En plus d’être un Macbeth de l’âge du silicium, Ethan/Tom se la joue Frodon en plongeant dans le Mordor russe gelé avec une clef lui donnant — indirectement — accès au pouvoir absolu. Y aurait-il du Tolkien dans la quête de Mission : Impossible ? Ce serait comme prétendre qu’on retrouve un rebondissement majeur du Chant du loup dans les aventures sous-marines de l’amphibie rédempteur.
Au temps pour lui
Frôlant la démesure jusqu’à l’asymptote, The Final Reckoning ne succombe pourtant jamais à la facilité de la parodie connivente : même si cet épisode se fait volontiers auto-réflexif, alimentant son récit d’extraits des précédents, c’est toujours dans une optique dramatique. Cette incorporation de matériau ancien pourra sembler homéopathique au regard de la masse globale du film (2h51 !). Ces télescopages temporels s’inscrivent toutefois en cohérence avec l’écriture narrative de la série connue pour bousculer la chronologie en ayant recours à des flash-forward — cela, dès le générique du début, c’est même sa signature — au risque de divulgâcher des séquences-clefs, ce qui peut paraître un comble dans un film à suspense.

McQuarrie ne se prive donc pas de “déplacer” par anticipation des scènes dont les morceaux de bravoure n’apporteraient rien, voire de pratiquer l’ellipse ou de faire fonctionner le hors-champ. S’il vérifie ainsi par l’exemple la validité de l’adage less is more, il permet à son grand finale aérien d’occuper en majesté l’écran dans la longueur et l’esprit du public.
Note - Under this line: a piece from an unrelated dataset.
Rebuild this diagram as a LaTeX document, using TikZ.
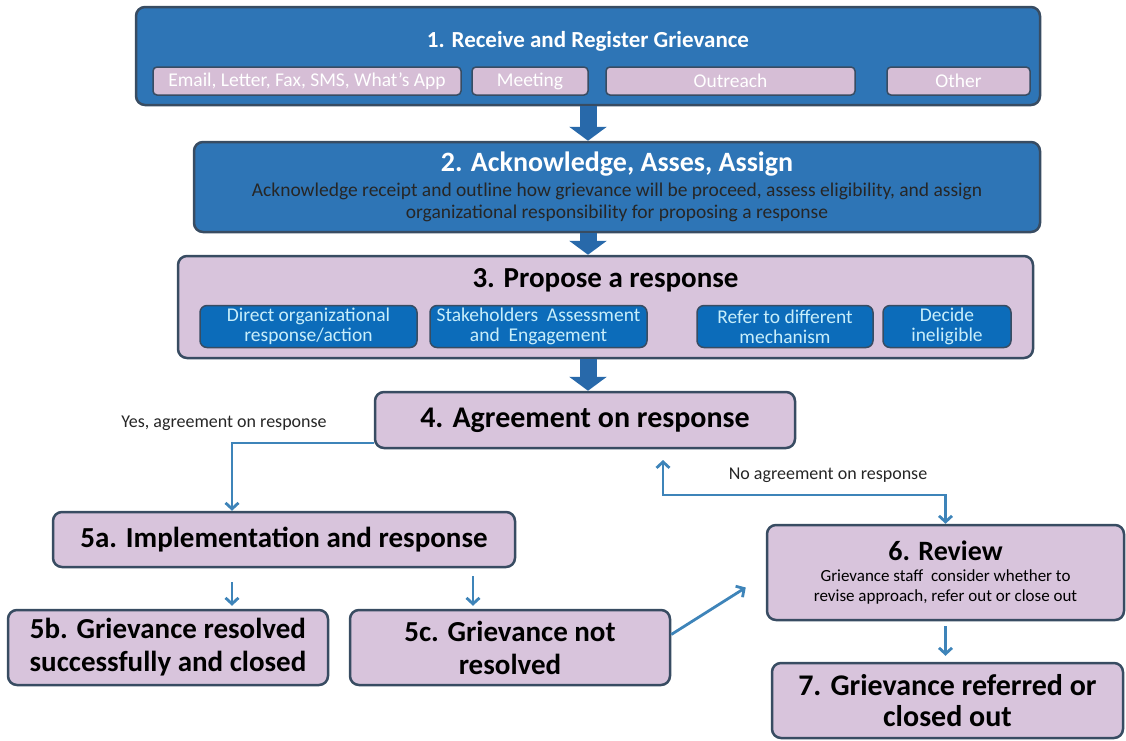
\documentclass[tikz,border=0pt]{standalone}
\usepackage{fontspec}
\setmainfont{Carlito}
\usetikzlibrary{arrows.meta, positioning}

\definecolor{boxblue}{RGB}{46,117,182}
\definecolor{arrowblue}{RGB}{40,105,170}
\definecolor{subblue}{RGB}{12,108,186}
\definecolor{boxpink}{RGB}{216,196,220}
\definecolor{subpink}{RGB}{214,190,214}
\definecolor{edgegray}{RGB}{56,76,98}
\definecolor{linkblue}{RGB}{62,132,185}
\definecolor{lightcyan}{RGB}{200,238,250}

\newcommand{\fs}[1]{\fontsize{#1}{1.2\dimexpr #1pt\relax}\selectfont}

\begin{document}
\begin{tikzpicture}[x=1pt, y=-1pt,
    blueBox/.style={draw=edgegray, fill=boxblue, line width=2.5pt, rounded corners=9pt, inner sep=0pt},
    pinkBox/.style={draw=edgegray, fill=boxpink, line width=2.5pt, rounded corners=9pt, inner sep=0pt, align=center},
    subPink/.style={draw=edgegray, fill=subpink, line width=1.5pt, rounded corners=4pt, minimum height=28pt, inner sep=0pt, text=white, font=\fs{19.5}},
    subBlue/.style={draw=edgegray, fill=subblue, line width=1.5pt, rounded corners=7pt, minimum height=42pt, inner sep=0pt, align=center, text=lightcyan, font=\fontsize{19.5}{20}\selectfont},
    bigArrow/.style={draw=arrowblue, line width=17pt, -{Triangle[length=14pt, width=37pt]}},
    link/.style={draw=linkblue, line width=2.8pt, -{Straight Barb[length=6pt, width=13pt]}},
    note/.style={font=\fs{18}, text=black!85}
  ]
  \useasboundingbox (0,0) rectangle (1126,740);
  \coordinate (spine) at (588,0);

  % stage 1
  \node[blueBox, minimum width=904pt, minimum height=98pt] (recv) at (588,56) {};
  \node[text=white, font=\bfseries\fs{23}] (recvT) at (588,41) {1. Receive and Register Grievance};
  \node[subPink, minimum width=308pt] (email) at (307,81) {Email, Letter, Fax, SMS, What’s App};
  \node[subPink, minimum width=116pt] (meet) at (530,81) {Meeting};
  \node[subPink, minimum width=249pt] (outr) at (730.5,81) {Outreach};
  \node[subPink, minimum width=143pt] (other) at (958.5,81) {Other};

  % stage 2
  \node[blueBox, minimum width=846pt, minimum height=90pt, align=center, text=black!85, font=\fontsize{19.5}{22}\selectfont] (ack) at (617,187)
    {{\color{white}\bfseries\fontsize{28}{30}\selectfont 2. Acknowledge, Asses, Assign}\\[3pt]
     Acknowledge receipt and outline how grievance will be proceed, assess eligibility, and assign\\
     organizational responsibility for proposing a response};

  % stage 3
  \node[pinkBox, minimum width=855pt, minimum height=102pt] (prop) at (605.5,307) {};
  \node[font=\bfseries\fs{29}] (propT) at (605.5,280) {3. Propose a response};
  \node[subBlue, minimum width=217pt] (direct) at (308.5,326.5) {Direct organizational\\response/action};
  \node[subBlue, minimum width=217pt] (stake) at (538.5,326.5) {Stakeholders~ Assessment\\and~ Engagement};
  \node[subBlue, minimum width=176pt] (refer) at (785,326.5) {Refer to different\\mechanism};
  \node[subBlue, minimum width=128pt] (inel) at (947,326.5) {Decide\\ineligible};

  % stage 4
  \node[pinkBox, minimum width=420pt, minimum height=56pt, font=\bfseries\fs{30}] (agree) at (585,420) {4. Agreement on response};

  \draw[bigArrow] (recv.south -| spine) -- (ack.north -| spine);
  \draw[bigArrow] (ack.south -| spine) -- (prop.north -| spine);
  \draw[bigArrow] (prop.south -| spine) -- (agree.north -| spine);

  % stage 5
  \node[pinkBox, minimum width=462pt, minimum height=55pt, font=\bfseries\fs{29}] (impl) at (284,539.5) {5a. Implementation and response};
  \node[pinkBox, minimum width=320pt, minimum height=75pt, font=\bfseries\fontsize{29}{33}\selectfont] (solved) at (168,647.5) {5b. Grievance resolved\\successfully and closed};
  \node[pinkBox, minimum width=320pt, minimum height=75pt, font=\bfseries\fontsize{29}{33}\selectfont] (notres) at (510,647.5) {5c. Grievance not\\resolved};

  % stages 6 and 7
  \node[pinkBox, minimum width=357pt, minimum height=95pt, font=\fontsize{17}{19.5}\selectfont] (rev) at (945.5,572.5)
    {{\bfseries\fontsize{28}{30}\selectfont 6. Review}\\[2pt]
     Grievance staff~ consider whether to\\
     revise approach, refer out or close out};
  \node[pinkBox, minimum width=351pt, minimum height=75pt, font=\bfseries\fontsize{30}{31}\selectfont] (final) at (947.5,700.5) {7. Grievance referred or\\closed out};

  % connectors
  \coordinate (yesTurn) at (232,443);
  \coordinate (cSplit) at (473,0);
  \coordinate (noTip) at (663,460);
  \coordinate (noTurn) at (663,495);
  \draw[link] (agree.west |- yesTurn) -- (yesTurn) -- (yesTurn |- impl.north);
  \draw[link, {Straight Barb[length=6pt, width=13pt]}-{Straight Barb[length=6pt, width=13pt]}] (noTip) -- (noTurn) -| (rev.north);
  \draw[link, shorten <=14pt, shorten >=3pt] (impl.south -| yesTurn) -- (solved.north -| yesTurn);
  \draw[link, shorten <=8pt, shorten >=3pt] (impl.south -| cSplit) -- (notres.north -| cSplit);
  \draw[link] ([yshift=13pt]notres.east) -- ([xshift=-20pt, yshift=-15pt]rev.west);
  \draw[link, shorten <=5pt, shorten >=6pt] (rev.south) -- (rev.south |- final.north);

  \node[note] (yesLbl) at (224,423) {Yes, agreement on response};
  \node[note] (noLbl) at (828,475) {No agreement on response};
\end{tikzpicture}
\end{document}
Si l’on était taquin, on supposerait qu’il s’agit d’une conséquence du précédent opus, où la spectaculaire cascade à moto de Ethan/Tom était passée à l’as, supplantée par la conclusion haletante dans le train.
Alors oui, c’est plaisant parce même si que ça se prend au sérieux d’une manière désuète, comme un film des années 1980, c’est plutôt bien ouvragé. Raison de plus d’être agacé par un détail minime : quel esprit fantasque a pu s’imaginer qu’il serait judicieux de laisser le personnage incarné par Pomme Klementieff s’exprimer en français les 90% du temps ? Parce qu’elle s’appelle Paris (!), au cas où le public international n’ait pas compris la subtile allusion ? Pour montrer que Tom Cruise maîtrise l’idiome hexagonal à la perfection (non) ? Pour faire exotique (bof) ? Érigé en système, ce dialogue décalé donne surtout l’impression que la projection est passée en mode bicanal multilingue sous l’action d’une IA capricieuse. Satanée Entité !

Mission : Impossible — The Final Reckoning de Christopher McQuarrie (É.-U., 2h51) avec Tom Cruise, Simon Pegg, Hayley Atwell, Rom Klementieff, Esai Morales, Ving Rhames, Angela Basset, Henry Czerny, Rolf Saxon…En salle le 21 mai 2025.